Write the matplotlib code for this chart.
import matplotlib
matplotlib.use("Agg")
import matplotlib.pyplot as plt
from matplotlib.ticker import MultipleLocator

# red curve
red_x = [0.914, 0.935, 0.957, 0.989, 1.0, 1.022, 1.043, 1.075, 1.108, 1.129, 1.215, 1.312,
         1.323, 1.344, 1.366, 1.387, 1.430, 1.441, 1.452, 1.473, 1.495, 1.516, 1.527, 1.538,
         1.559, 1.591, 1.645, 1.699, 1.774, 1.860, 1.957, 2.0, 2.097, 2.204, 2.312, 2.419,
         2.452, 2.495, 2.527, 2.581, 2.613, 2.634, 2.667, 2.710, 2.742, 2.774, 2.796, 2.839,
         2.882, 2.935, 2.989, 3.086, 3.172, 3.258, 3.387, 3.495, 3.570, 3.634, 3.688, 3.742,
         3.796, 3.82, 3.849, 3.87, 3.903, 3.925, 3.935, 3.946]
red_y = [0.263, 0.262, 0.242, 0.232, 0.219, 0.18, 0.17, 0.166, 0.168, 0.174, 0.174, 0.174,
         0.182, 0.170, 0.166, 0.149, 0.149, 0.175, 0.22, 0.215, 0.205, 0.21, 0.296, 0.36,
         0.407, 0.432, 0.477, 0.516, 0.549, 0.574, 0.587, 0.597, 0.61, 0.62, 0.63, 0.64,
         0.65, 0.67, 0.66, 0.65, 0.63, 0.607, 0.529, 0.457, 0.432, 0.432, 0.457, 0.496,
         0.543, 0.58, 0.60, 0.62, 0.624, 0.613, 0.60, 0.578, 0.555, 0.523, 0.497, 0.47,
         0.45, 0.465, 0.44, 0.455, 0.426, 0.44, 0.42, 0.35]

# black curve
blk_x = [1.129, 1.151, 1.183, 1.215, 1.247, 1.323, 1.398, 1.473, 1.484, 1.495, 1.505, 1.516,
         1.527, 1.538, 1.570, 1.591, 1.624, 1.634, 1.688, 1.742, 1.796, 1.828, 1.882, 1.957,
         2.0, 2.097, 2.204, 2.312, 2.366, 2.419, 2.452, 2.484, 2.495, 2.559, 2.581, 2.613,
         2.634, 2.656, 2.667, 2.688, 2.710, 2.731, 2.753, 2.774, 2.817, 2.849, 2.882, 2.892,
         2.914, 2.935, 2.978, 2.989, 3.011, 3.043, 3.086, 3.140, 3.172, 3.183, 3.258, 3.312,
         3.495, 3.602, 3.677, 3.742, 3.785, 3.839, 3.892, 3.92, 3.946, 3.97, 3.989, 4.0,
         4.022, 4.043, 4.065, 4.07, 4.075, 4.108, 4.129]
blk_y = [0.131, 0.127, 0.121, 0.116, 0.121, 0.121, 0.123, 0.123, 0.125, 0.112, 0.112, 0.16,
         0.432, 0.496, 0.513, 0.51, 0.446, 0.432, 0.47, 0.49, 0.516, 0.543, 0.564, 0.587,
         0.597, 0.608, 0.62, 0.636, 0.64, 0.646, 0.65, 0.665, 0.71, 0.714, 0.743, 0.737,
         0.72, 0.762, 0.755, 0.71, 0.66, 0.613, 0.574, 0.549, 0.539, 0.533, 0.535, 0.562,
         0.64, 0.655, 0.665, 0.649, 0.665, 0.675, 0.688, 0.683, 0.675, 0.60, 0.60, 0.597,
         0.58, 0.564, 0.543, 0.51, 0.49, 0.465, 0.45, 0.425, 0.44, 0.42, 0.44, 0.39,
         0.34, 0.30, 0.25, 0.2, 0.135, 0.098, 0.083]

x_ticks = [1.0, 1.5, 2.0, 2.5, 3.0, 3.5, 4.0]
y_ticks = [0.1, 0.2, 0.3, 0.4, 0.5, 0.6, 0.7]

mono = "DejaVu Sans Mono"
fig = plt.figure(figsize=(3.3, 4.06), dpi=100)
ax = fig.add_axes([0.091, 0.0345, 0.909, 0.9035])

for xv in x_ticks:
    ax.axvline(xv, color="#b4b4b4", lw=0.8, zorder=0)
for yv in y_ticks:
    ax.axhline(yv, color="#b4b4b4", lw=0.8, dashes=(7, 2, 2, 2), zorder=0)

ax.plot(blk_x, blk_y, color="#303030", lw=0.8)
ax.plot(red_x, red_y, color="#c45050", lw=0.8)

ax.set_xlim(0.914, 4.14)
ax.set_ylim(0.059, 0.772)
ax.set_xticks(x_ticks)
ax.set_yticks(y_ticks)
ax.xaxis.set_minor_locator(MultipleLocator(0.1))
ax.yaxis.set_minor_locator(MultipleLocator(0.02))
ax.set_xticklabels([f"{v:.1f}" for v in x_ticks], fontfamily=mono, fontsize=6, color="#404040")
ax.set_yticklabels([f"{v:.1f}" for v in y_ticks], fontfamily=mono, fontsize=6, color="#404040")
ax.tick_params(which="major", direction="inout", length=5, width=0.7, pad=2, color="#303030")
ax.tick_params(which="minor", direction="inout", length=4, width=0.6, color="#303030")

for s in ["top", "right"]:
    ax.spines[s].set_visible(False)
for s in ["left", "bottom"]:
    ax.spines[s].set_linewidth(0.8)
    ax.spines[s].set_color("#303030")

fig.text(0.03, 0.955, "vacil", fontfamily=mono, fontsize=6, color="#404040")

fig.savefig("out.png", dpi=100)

+---+

Goal: Each line containing "matplotlib" counts once; state the total number of such lines and nothing else.

Output: 5